--- Data section ---
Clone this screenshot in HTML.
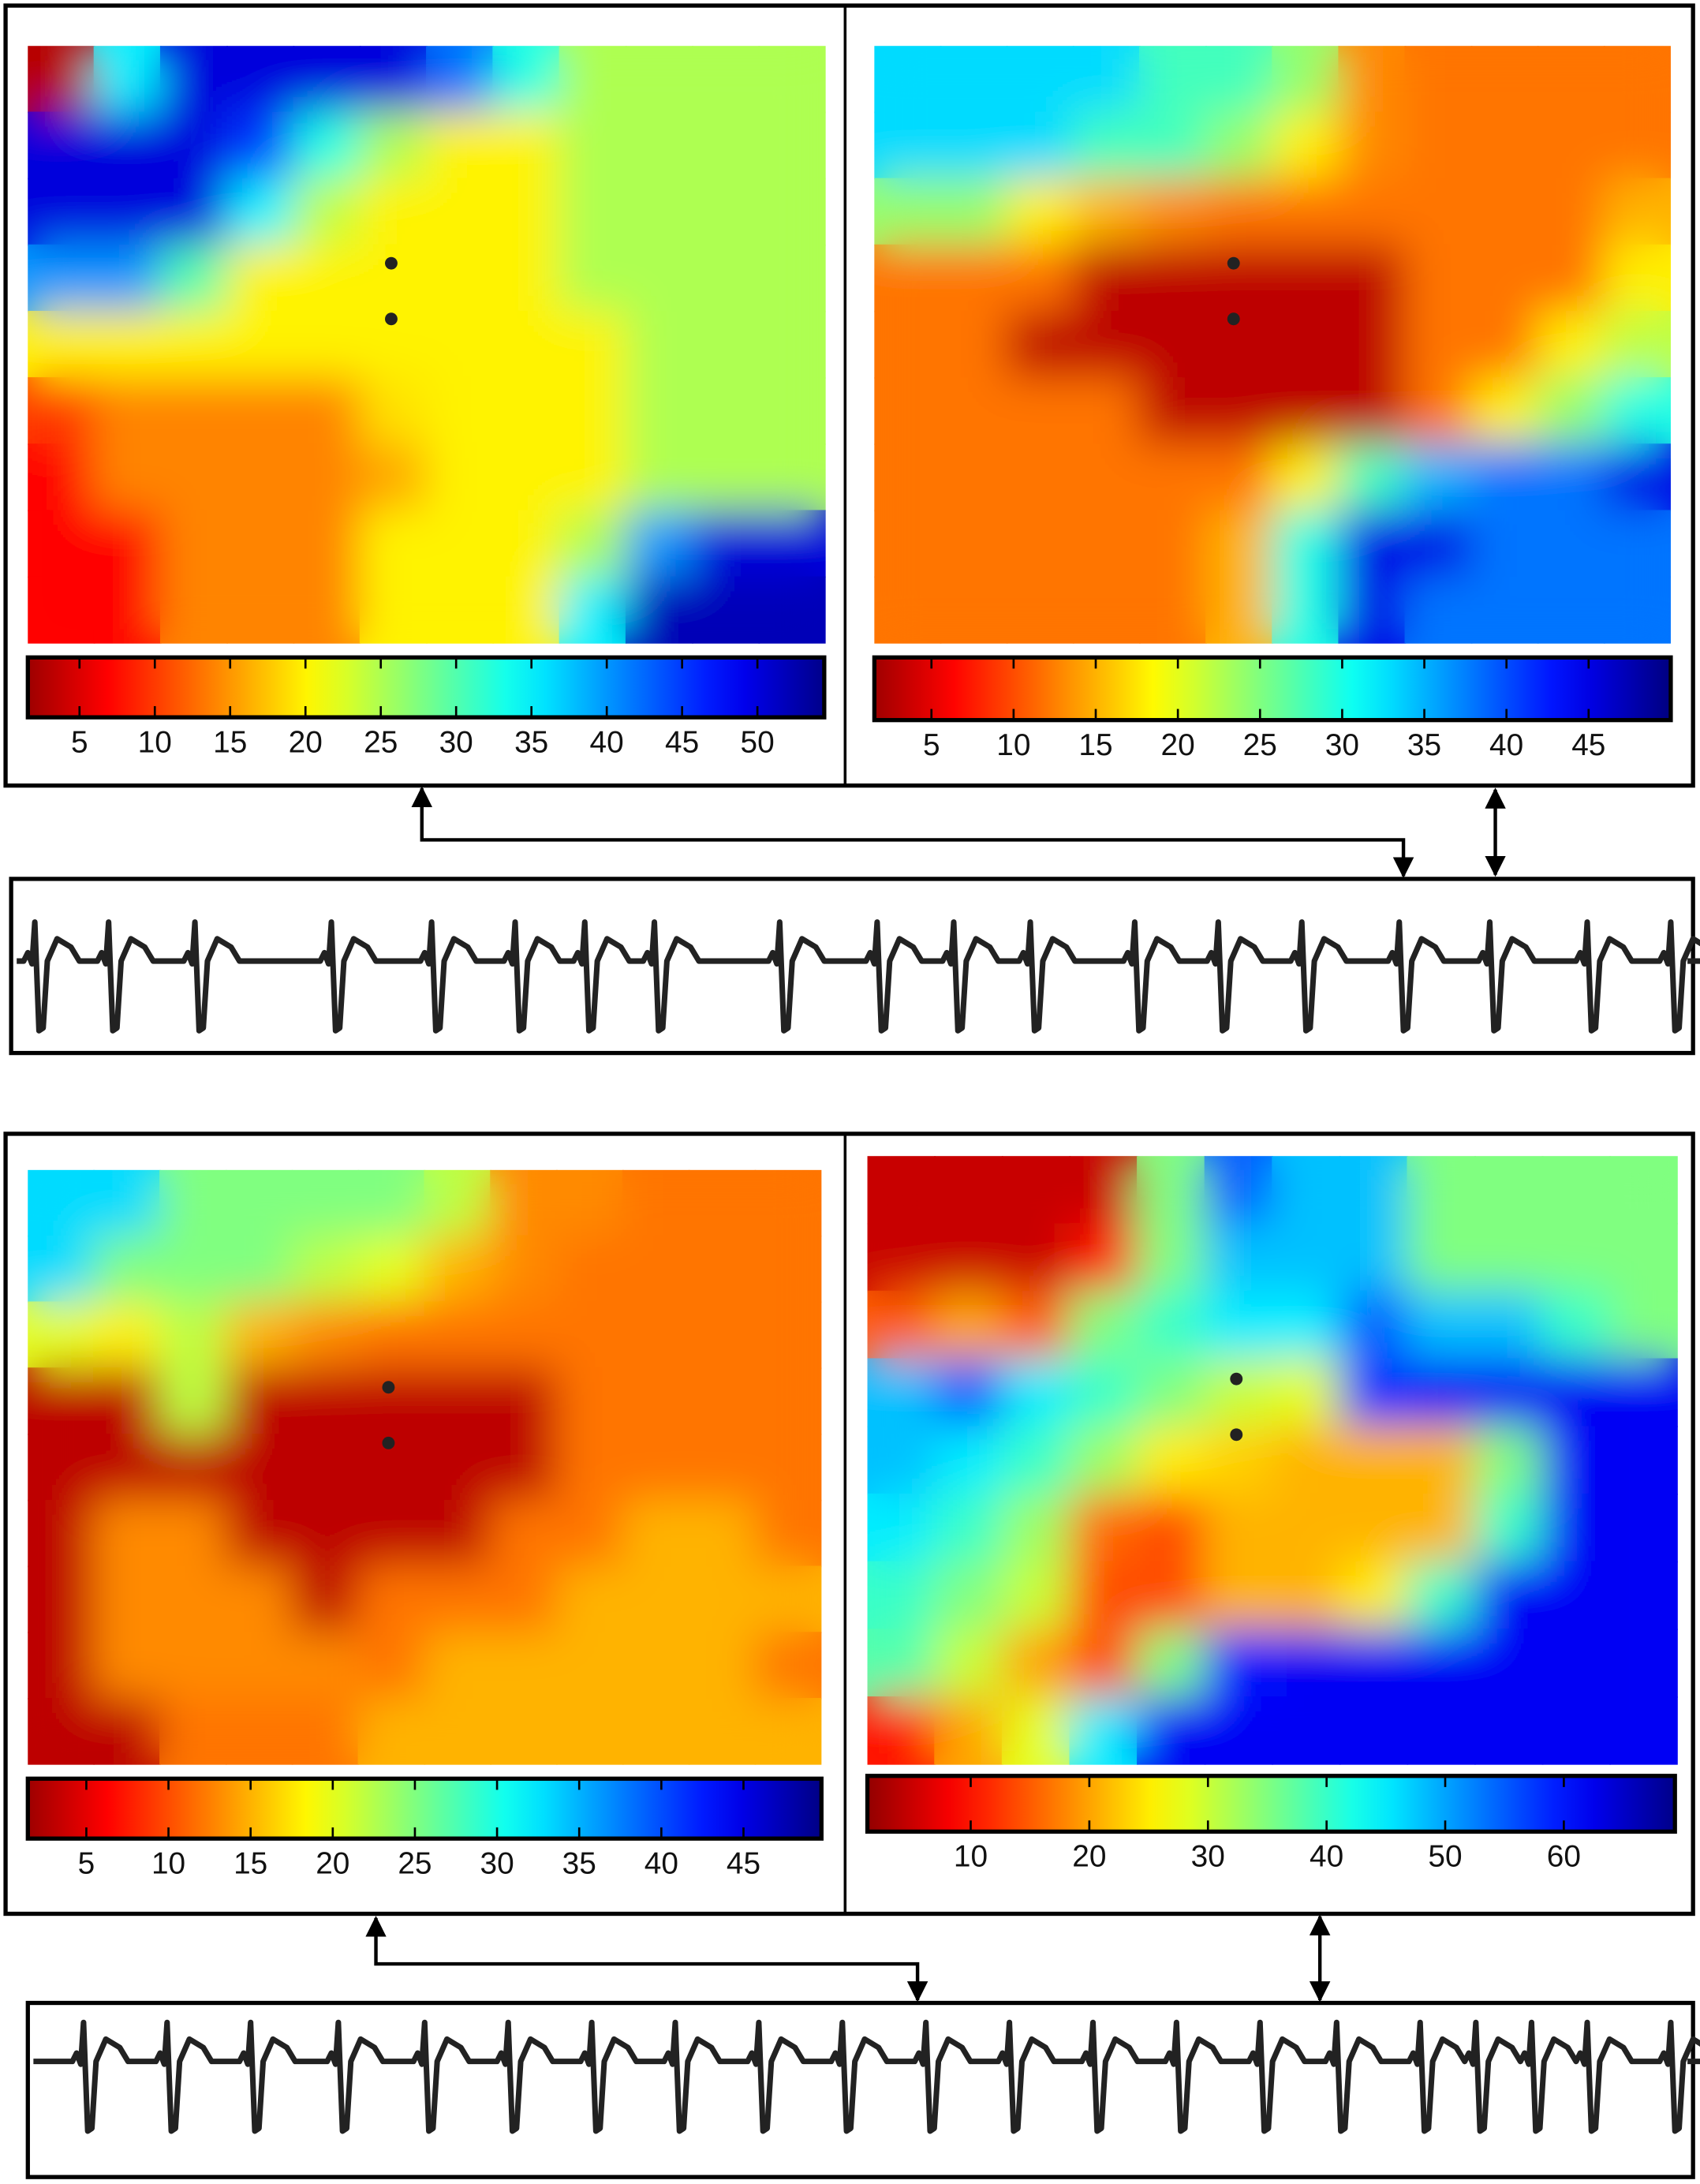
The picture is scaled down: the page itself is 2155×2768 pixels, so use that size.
<!DOCTYPE html>
<html><head><meta charset="utf-8"><style>
html,body{margin:0;padding:0;background:#fff;}
svg{display:block;}
text{font-family:"Liberation Sans",sans-serif;font-size:22px;fill:#111;}
</style></head><body>
<svg id="fig" xmlns="http://www.w3.org/2000/svg" width="2155" height="2768" viewBox="0 0 1221 1568" preserveAspectRatio="none">
<defs>
<filter id="blur" x="-5%" y="-5%" width="110%" height="110%"><feGaussianBlur stdDeviation="16"/></filter>
<marker id="ah" viewBox="0 0 10 10" refX="9" refY="5" markerWidth="6" markerHeight="6" orient="auto-start-reverse"><path d="M0,0L10,5L0,10z" fill="#000"/></marker>
</defs>
<rect x="4" y="4" width="1212" height="560" fill="none" stroke="#000" stroke-width="3"/>
<line x1="607" y1="4" x2="607" y2="564" stroke="#000" stroke-width="2"/>
<rect x="4" y="814" width="1212" height="560" fill="none" stroke="#000" stroke-width="3"/>
<line x1="607" y1="814" x2="607" y2="1374" stroke="#000" stroke-width="2"/>
<rect x="8" y="631" width="1208" height="125" fill="none" stroke="#000" stroke-width="3"/>
<rect x="20" y="1438" width="1196" height="125" fill="none" stroke="#000" stroke-width="3"/>
<polyline points="303,566 303,603 1008,603 1008,629" fill="none" stroke="#000" stroke-width="2.5" marker-start="url(#ah)" marker-end="url(#ah)"/>
<line x1="1074" y1="567" x2="1074" y2="628" stroke="#000" stroke-width="2.5" marker-start="url(#ah)" marker-end="url(#ah)"/>
<polyline points="270,1377 270,1410 659,1410 659,1436" fill="none" stroke="#000" stroke-width="2.5" marker-start="url(#ah)" marker-end="url(#ah)"/>
<line x1="948" y1="1376" x2="948" y2="1436" stroke="#000" stroke-width="2.5" marker-start="url(#ah)" marker-end="url(#ah)"/>
<g id="layer"></g>
</svg>
<script>
const map1Values=[
[3,35,50,50,50,50,42,33,25,25,25,25],
[50,50,50,45,33,25,20,20,25,25,25,25],
[50,50,50,35,24,20,20,20,25,25,25,25],
[40,40,30,20,20,20,20,20,25,25,25,25],
[20,20,20,20,20,20,20,20,20,25,25,25],
[10,14,14,14,14,19,20,20,20,25,25,25],
[7,14,14,14,14,16,20,20,20,25,25,25],
[7,7,14,14,14,20,20,20,25,40,50,50],
[7,7,14,14,14,20,20,20,35,52,52,52]];
const map2Values=[
[33,33,33,33,28,28,24,13,12,12,12,12],
[33,33,33,28,28,24,18,13,12,12,12,12],
[24,24,18,15,13,12,12,12,12,12,12,15],
[12,12,12,3,3,3,3,3,12,12,12,18],
[12,12,3,3,3,3,3,3,12,12,18,22],
[12,12,12,12,3,3,3,3,12,18,24,30],
[12,12,12,12,12,12,18,28,35,38,38,45],
[12,12,12,12,12,15,30,45,45,38,38,38],
[12,12,12,12,12,15,30,45,38,38,38,38]];
const map3Values=[
[33,33,25,25,25,25,22,13,13,12,12,12],
[33,25,25,25,22,20,15,13,12,12,12,12],
[20,18,22,15,13,12,12,12,12,12,12,12],
[3,3,22,3,3,3,3,3,12,12,12,12],
[3,3,3,3,3,3,3,3,12,12,12,12],
[3,13,13,3,3,3,3,12,12,15,15,12],
[3,13,13,13,3,12,12,12,15,15,15,15],
[3,13,13,13,13,12,15,15,15,15,15,12],
[3,3,12,12,12,15,15,15,15,15,15,15]];
const map4Values=[
[5,5,5,5,35,55,48,48,35,35,35,35],
[5,5,5,10,35,48,48,48,35,35,35,35],
[15,20,15,35,40,45,45,55,48,48,40,35],
[48,55,45,40,35,30,28,58,62,62,62,62],
[48,45,40,33,25,23,21,21,21,35,62,62],
[45,40,33,16,14,21,21,21,21,40,62,62],
[40,35,30,14,14,21,21,25,40,62,62,62],
[38,30,20,14,35,60,62,62,62,62,62,62],
[10,20,28,45,62,62,62,62,62,62,62,62]];
const map1Ticks=[5,10,15,20,25,30,35,40,45,50];
const map2Ticks=[5,10,15,20,25,30,35,40,45];
const map3Ticks=[5,10,15,20,25,30,35,40,45];
const map4Ticks=[10,20,30,40,50,60];
const ecgTopBeats=[25,78,140,238,310,370,420,470,560,630,685,740,815,875,935,1005,1070,1140,1200];
const ecgBottomBeats=[60,120,180,243,305,365,425,485,545,605,665,725,785,845,905,960,1020,1060,1100,1140,1200];

const NS="http://www.w3.org/2000/svg";
const layer=document.getElementById('layer');
function mk(tag,attrs,parent){const e=document.createElementNS(NS,tag);for(const k in attrs)e.setAttribute(k,attrs[k]);(parent||layer).appendChild(e);return e;}
function cl(x){return Math.max(0,Math.min(1,x));}
function jet(v,lo,hi){const t=1-(v-lo)/(hi-lo);const r=cl(1.5-Math.abs(4*t-3)),g=cl(1.5-Math.abs(4*t-2)),b=cl(1.5-Math.abs(4*t-1));return `rgb(${Math.round(r*255)},${Math.round(g*255)},${Math.round(b*255)})`;}

const panels=[
 {id:'map1',vals:map1Values,x:20,y:33,w:573,h:429,lo:0,hi:55,cb:{x:20,y:472,w:572,h:43},ticks:map1Ticks,t0:3,ts:10.82,dots:[[281,189],[281,229]]},
 {id:'map2',vals:map2Values,x:628,y:33,w:572,h:429,lo:0,hi:50,cb:{x:628,y:472,w:572,h:45},ticks:map2Ticks,t0:610,ts:11.8,dots:[[886,189],[886,229]]},
 {id:'map3',vals:map3Values,x:20,y:840,w:570,h:427,lo:0,hi:50,cb:{x:20,y:1277,w:570,h:43},ticks:map3Ticks,t0:3,ts:11.8,dots:[[279,996],[279,1036]]},
 {id:'map4',vals:map4Values,x:623,y:830,w:582,h:437,lo:0,hi:70,cb:{x:623,y:1275,w:580,h:40},ticks:map4Ticks,t0:612,ts:8.52,dots:[[888,990],[888,1030]]}
];
panels.forEach((p,pi)=>{
 const cp=mk('clipPath',{id:'clip'+pi},document.querySelector('defs'));
 mk('rect',{x:p.x,y:p.y,width:p.w,height:p.h},cp);
 const rows=p.vals.length,cols=p.vals[0].length,cw=p.w/cols,ch=p.h/rows;
 const g=mk('g',{'clip-path':`url(#clip${pi})`});
 
 
 [false,true].forEach(bl=>{
  const gg=mk('g',bl?{filter:'url(#blur)'}:{},g);
  p.vals.forEach((row,r)=>row.forEach((v,c)=>{
   const e=mk('rect',{x:p.x+c*cw-0.5,y:p.y+r*ch-0.5,width:cw+1,height:ch+1,fill:jet(v,p.lo,p.hi)},gg);
   
   
  }));
 });
 p.dots.forEach(d=>{const e=mk('circle',{cx:d[0],cy:d[1],r:4.5,fill:'#222'});
  
  });
 const gid='grad'+pi;
 const lg=mk('linearGradient',{id:gid,x1:'0',x2:'1',y1:'0',y2:'0'},document.querySelector('defs'));
 const vmin=(p.cb.x-p.t0)/p.ts,vmax=(p.cb.x+p.cb.w-p.t0)/p.ts;
 for(let i=0;i<=20;i++){const v=vmin+(vmax-vmin)*i/20;mk('stop',{offset:i/20,'stop-color':jet(v,p.lo,p.hi)},lg);}
 const cb=mk('rect',{x:p.cb.x,y:p.cb.y,width:p.cb.w,height:p.cb.h,fill:`url(#${gid})`,stroke:'#000','stroke-width':3});
 
 
 p.ticks.forEach(t=>{
  const x=p.t0+p.ts*t;
  const tk=mk('line',{x1:x,x2:x,y1:p.cb.y,y2:p.cb.y+8,stroke:'#000','stroke-width':1.5});
  
  
  const tk2=mk('line',{x1:x,x2:x,y1:p.cb.y+p.cb.h-8,y2:p.cb.y+p.cb.h,stroke:'#000','stroke-width':1.5});
  
  
  const tx=mk('text',{x:x,y:p.cb.y+p.cb.h+25,'text-anchor':'middle'});
  tx.textContent=t;
  
  
 });
});
function ecg(beats,x0,x1,base,name){
 let d=`M${x0},${base}`;
 beats.forEach(b=>{
  d+=` L${b-8},${base} L${b-5},${base-6} L${b-2},${base+2} L${b},${base-28} L${b+3},${base+50} L${b+6},${base+48} L${b+9},${base} L${b+16},${base-16} L${b+26},${base-10} L${b+32},${base}`;
 });
 d+=` L${x1},${base}`;
 const e=mk('path',{d:d,fill:'none',stroke:'#222','stroke-width':4,'stroke-linejoin':'round'});
 
 
}
ecg(ecgTopBeats,12,1212,690,'top-ecg-trace');
ecg(ecgBottomBeats,24,1212,1480,'bottom-ecg-trace');
</script>
</body></html>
---
- **Task instructions**:
In the material above, find each line that contains the word "size", and select it.

- **Finished answer**:
The picture is scaled down: the page itself is 2155×2768 pixels, so use that size.
text{font-family:"Liberation Sans",sans-serif;font-size:22px;fill:#111;}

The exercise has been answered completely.